We're not at the point where Philly cares about the Union half as much as it cares as about Eagles, but there are people who really do cheer on the team these days.

Something I was chatting with a friend about the other day is how a zoomed out national picture of sports where one just looks at the first page of USA Today Sports or watches Sportscenter will tend to miss the delightful tapestry of things around the country that people actually care about a lot. The most obvious starting points are sports that are major, but regional, like NASCAR. The trigger for the conversation was that here in Madison, WI, parking was difficult and bars were full for college women's volleyball. The team keeps packing our arena full to 17,000 fans and more are watching at bars around town. Who knew? There are a ton of these things around the country, with pockets of lacrosse enthusiasm, endurance sports fanatics, CrossFit games, and so on. I suppose I don't have much of a point, other than that it's actually fine if it turns out soccer doesn't compete with the NFL - it can still be profitable and popular.

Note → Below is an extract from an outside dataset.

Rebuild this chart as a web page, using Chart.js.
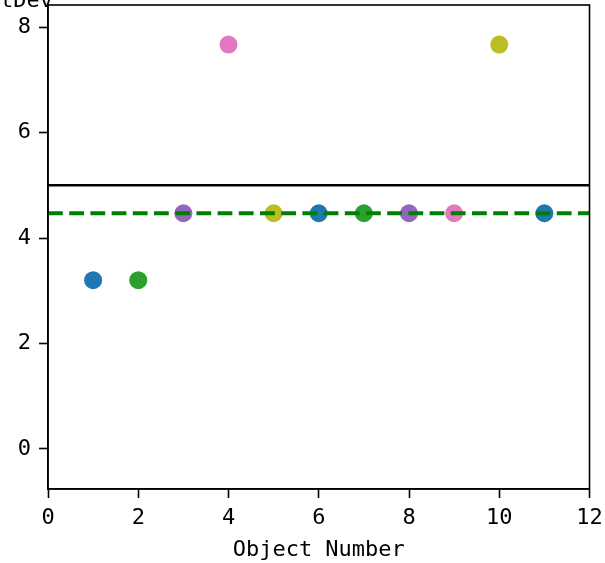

I agree! I'm perpetually shocked that the broad availability of professional grade cameras and the means to stream it live, combined with the apparatus to discuss and publicize product, hasn't lead to an explosion in Livestreamed obscure sports. The combination of digital distribution channels and the podcast ecosystem means the tyrrany of tv station tastemakers should be over.

Broadcast amateur boxing, Muay Thai, college rowing, high school volleyball on YouTube. Maybe it is out there and I just haven't found it.

Once immigration from the subcontinent reaches a critical point, hopefully you'd start seeing cricket become the new sport du jour. Where the gentlemanly pace of the traditional formats might be offputting, the T20 format is more amphetemised than baseball.

It's more likely if there isn't much immigration. You want wealthy whites to be able to, ahem, pioneer the space. Too many Already skilled indians would make that impossible.